One of the most popular and flexible forms of a charitable remainder trust is a Charitable Remainder Unitrust (CRUT). In a CRUT, you contribute assets to the trust, and the trust pays you or your beneficiaries a fixed percentage of the trust's value each year. The percentage payout can be set between 5-50% and is determined when the trust is established. The trust also pays a charitable organization a specified amount or a percentage of the trust's assets when the trust terminates.
The interest rate a CRT utilizes to establish the annual payout is determined by IRC §7520. This is the rate used to determine the present value of an annuity, an interest for life or a term of years, or a remainder or reversionary interest. IRC §7520 rates are calculated by rounding the Annual Mid-term 120% Rate to the nearest 2 tenths with the rate set at 5% in April of this year (2023). For comparison, the rate was 1.20% three years ago in April 2020. The higher the IRC §7520 rate, the larger the annuity payout under a CRUT.
A CRT has several benefits. First, it provides you with a source of income for the rest of your life. Second, it allows you to support a charitable organization of your choice while also receiving a tax deduction for the gift. Finally, it provides for the efficient transfer of assets to your heirs.

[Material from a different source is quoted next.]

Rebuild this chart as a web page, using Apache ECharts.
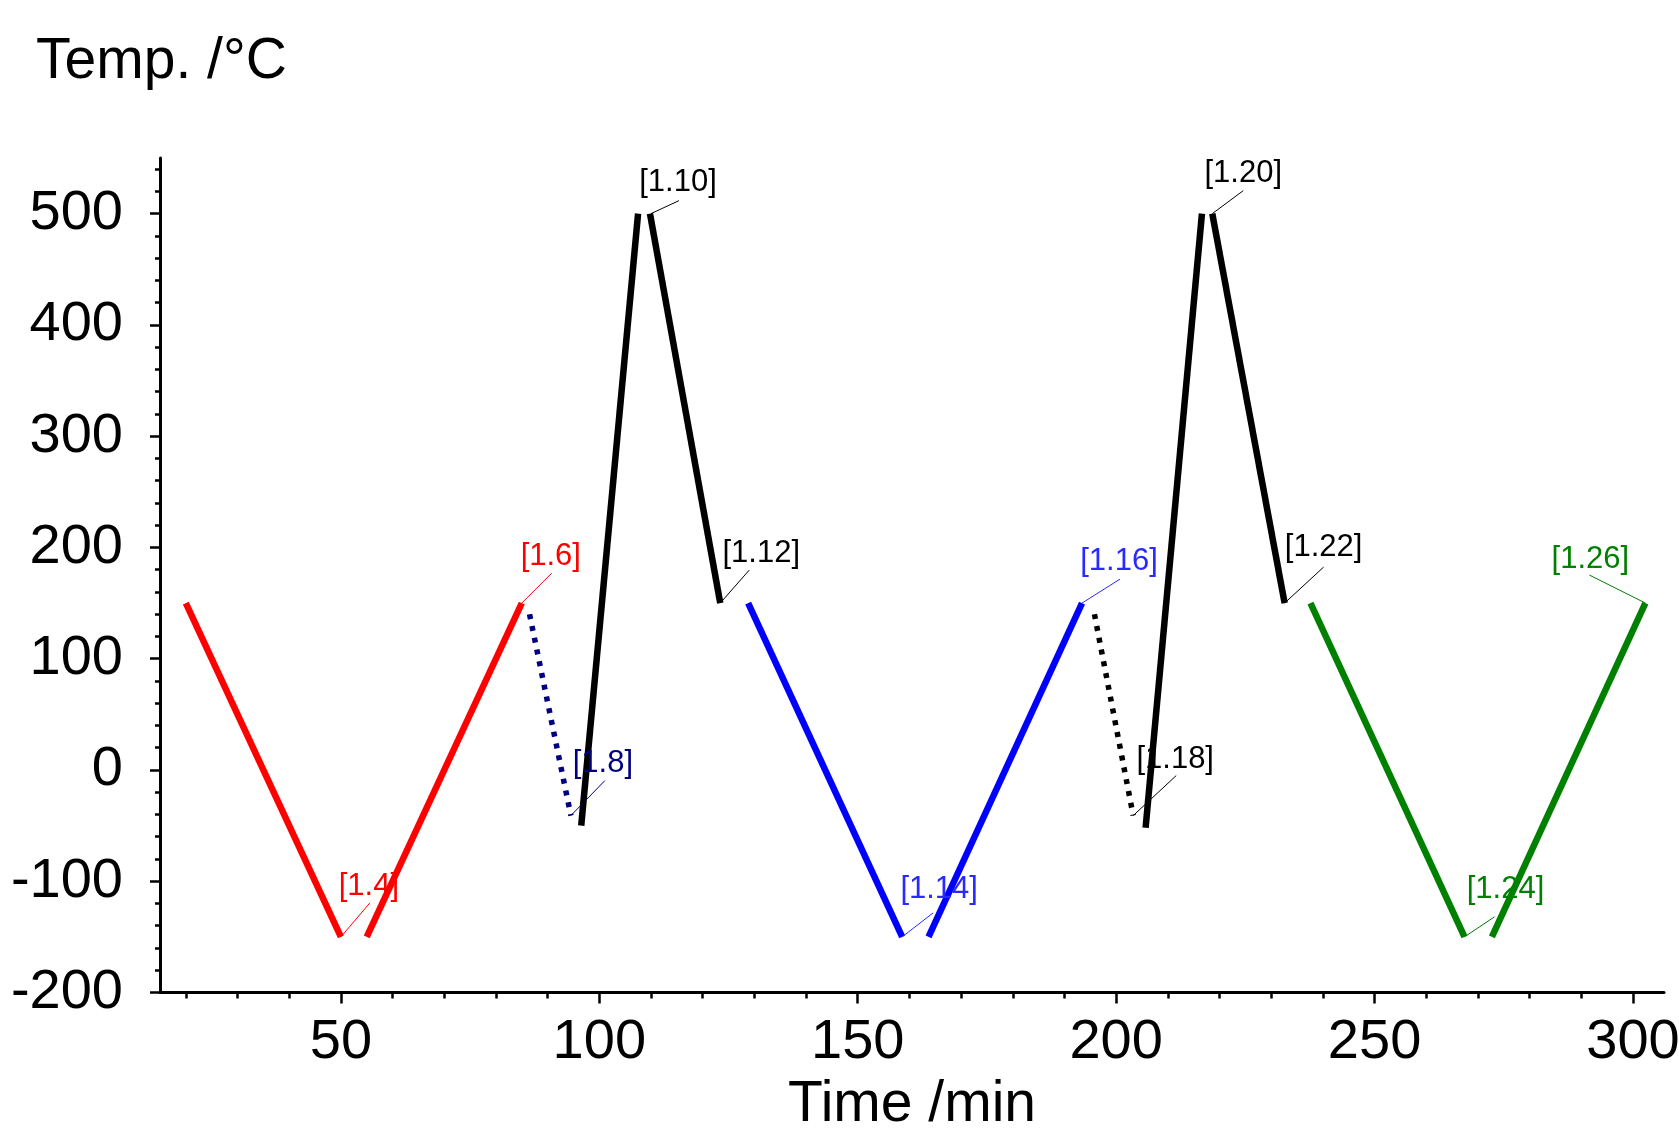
<!DOCTYPE html>
<html>
<head>
<meta charset="utf-8">
<script src="https://cdn.jsdelivr.net/npm/echarts@6.0.0/dist/echarts.min.js"></script>
<style>
  html, body { margin: 0; padding: 0; background: #fff; }
  #chart { width: 1679px; height: 1130px; }
</style>
</head>
<body>
<div id="chart"></div>
<script>
// temperature program segments: start/end time (min) and start/end temp (°C)
const segTimes = [
  [20, 50], [55, 85], [86.5, 94.5], [96.5, 107.5], [109.8, 123.4],
  [128.8, 158.6], [163.7, 193.4], [195.8, 203.3], [205.7, 216.6], [218.6, 232.6],
  [237.6, 267.4], [272.7, 302.4]
];
const segTemps = [
  [150, -150], [-150, 150], [140, -41], [-50, 500], [500, 150],
  [150, -150], [-150, 150], [140, -41], [-52, 500], [500, 150],
  [150, -150], [-150, 150]
];

// step labels and the point each one points at
const stepNames = ['[1.4]', '[1.6]', '[1.8]', '[1.10]', '[1.12]', '[1.14]', '[1.16]', '[1.18]', '[1.20]', '[1.22]', '[1.24]', '[1.26]'];
const stepTimes = [50, 85, 94.5, 110, 123.4, 158.6, 193.4, 203.3, 218.6, 232.6, 267.4, 302.4];
const stepTemps = [-150, 150, -41, 500, 150, -150, 150, -41, 500, 150, -150, 150];

// axis ticks
const xMajorTicks = [50, 100, 150, 200, 250, 300];
const xMinorTicks = [20, 30, 40, 60, 70, 80, 90, 110, 120, 130, 140, 160, 170, 180, 190,
  210, 220, 230, 240, 260, 270, 280, 290];
const yMajorTicks = [-200, -100, 0, 100, 200, 300, 400, 500];
const yMinorTicks = [-180, -160, -140, -120, -80, -60, -40, -20, 20, 40, 60, 80,
  120, 140, 160, 180, 220, 240, 260, 280, 320, 340, 360, 380, 420, 440, 460, 480, 520, 540];

// styles
const FONT = 'Arial, "Liberation Sans", sans-serif';
const segColors = ['#ff0000', '#ff0000', '#000080', '#000000', '#000000',
  '#0000ff', '#0000ff', '#000000', '#000000', '#000000', '#008000', '#008000'];
const segDotted = [false, false, true, false, false, false, false, true, false, false, false, false];
const stepColors = ['#ff0000', '#ff0000', '#000080', '#000000', '#000000',
  '#2a2aff', '#2a2aff', '#000000', '#000000', '#000000', '#008000', '#008000'];
// text centre offset from the point, px
const stepOffsets = [[28, -50], [29, -47], [32, -52], [27, -31], [41, -50], [37, -47],
  [37, -42], [42, -56], [31, -40], [39, -56], [41, -47], [-55, -44]];
// leader line end offset from the point, px
const leaderEnds = [[29, -34], [30, -30], [34, -35], [28, -13], [29, -33], [31, -24],
  [38, -24], [43, -40], [31, -23], [39, -36], [30, -20], [-56, -28]];

let chart = echarts.init(document.getElementById('chart'));

let series = segTimes.map((t, i) => ({
  type: 'line',
  xAxisIndex: 0,
  yAxisIndex: 0,
  showSymbol: false,
  silent: true,
  data: [[t[0], segTemps[i][0]], [t[1], segTemps[i][1]]],
  lineStyle: {
    color: segColors[i],
    width: segDotted[i] ? 5.5 : 6.5,
    type: segDotted[i] ? [5, 7] : 'solid'
  }
}));

//标签 + 引线
series.push({
  type: 'custom',
  xAxisIndex: 0,
  yAxisIndex: 0,
  silent: true,
  clip: false,
  z: 5,
  data: stepTimes.map((t, i) => [t, stepTemps[i]]),
  renderItem: function (params, api) {
    const i = params.dataIndex;
    const p = api.coord([api.value(0), api.value(1)]);
    const o = stepOffsets[i];
    const e = leaderEnds[i];
    return {
      type: 'group',
      children: [
        {
          type: 'line',
          shape: { x1: p[0], y1: p[1], x2: p[0] + e[0], y2: p[1] + e[1] },
          style: { stroke: stepColors[i], lineWidth: 1 }
        },
        {
          type: 'text',
          x: p[0] + o[0],
          y: p[1] + o[1],
          style: {
            text: stepNames[i],
            fill: stepColors[i],
            fontSize: 31,
            fontFamily: FONT,
            align: 'center',
            verticalAlign: 'middle'
          }
        }
      ]
    };
  }
});

const axisLineStyle = { color: '#000', width: 3 };

chart.setOption({
  animation: false,
  backgroundColor: '#fff',
  title: {
    text: 'Temp. /°C',
    left: 31,
    top: 29,
    textStyle: { fontSize: 57, fontWeight: 'normal', color: '#000', fontFamily: FONT }
  },
  grid: {
    left: 160, right: 15, top: 158, bottom: 137.5,
    outerBoundsMode: 'none'
  },
  xAxis: [
    {
      type: 'value', min: 15, max: 306, position: 'bottom',
      axisLine: { show: true, onZero: false, lineStyle: axisLineStyle },
      axisTick: { show: true, customValues: xMajorTicks, length: 11, lineStyle: { color: '#000', width: 2.5 } },
      axisLabel: { customValues: xMajorTicks, fontSize: 56, color: '#000', fontFamily: FONT, margin: 22 },
      splitLine: { show: false },
      name: 'Time /min',
      nameLocation: 'middle',
      nameGap: 84,
      nameTextStyle: { fontSize: 57, color: '#000', fontFamily: FONT }
    },
    {
      type: 'value', min: 15, max: 306, position: 'bottom',
      axisLine: { show: false, onZero: false },
      axisTick: { show: true, customValues: xMinorTicks, length: 6, lineStyle: { color: '#000', width: 2.5 } },
      axisLabel: { show: false },
      splitLine: { show: false }
    }
  ],
  yAxis: [
    {
      type: 'value', min: -200, max: 550, position: 'left',
      axisLine: { show: true, onZero: false, lineStyle: axisLineStyle },
      axisTick: { show: true, customValues: yMajorTicks, length: 10, lineStyle: { color: '#000', width: 2.5 } },
      axisLabel: { customValues: yMajorTicks, fontSize: 56, color: '#000', fontFamily: FONT, margin: 37 },
      splitLine: { show: false }
    },
    {
      type: 'value', min: -200, max: 550, position: 'left',
      axisLine: { show: false, onZero: false },
      axisTick: { show: true, customValues: yMinorTicks, length: 5, lineStyle: { color: '#000', width: 2.5 } },
      axisLabel: { show: false },
      splitLine: { show: false }
    }
  ],
  series: series
});
</script>
</body>
</html>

Life Insurance Completes Your Planning
Life insurance can be an excellent tool to incorporate into a CRT. By adding life insurance to the trust, you can help ensure that your beneficiaries receive the maximum possible payout from the trust when you pass away. This is especially important if the value of the trust assets declines during your lifetime, as the payout to your beneficiaries will be reduced.
There are several ways to incorporate life insurance into a CRT. One option is to purchase a life insurance policy on yourself and name the trust as the beneficiary. The trust can then use the death benefit from the policy to pay the charitable organization and provide income to your beneficiaries.
Another option is to contribute an existing life insurance policy to the CRT. The trust can then either surrender the policy for its cash value or keep the policy in force and receive the death benefit when you pass away. By contributing an existing policy, you can receive an immediate tax deduction for the policy's cash value or the policy's fair market value.
Incorporating life insurance into a CRT is a complex process that requires careful planning and expert advice. It's essential to work with an experienced trusts and estates attorney and a life insurance professional to ensure that the trust is structured correctly, and that the life insurance policy is appropriately funded.
It May be Time to Consider a CRT
Particularly in a rising interest rate environment, a CRT is a powerful estate planning strategy that can help you support your favorite charitable organization while providing income for yourself or your loved ones. By incorporating life insurance into the trust, you can ensure that your beneficiaries receive the maximum possible payout and that your charitable goals are met.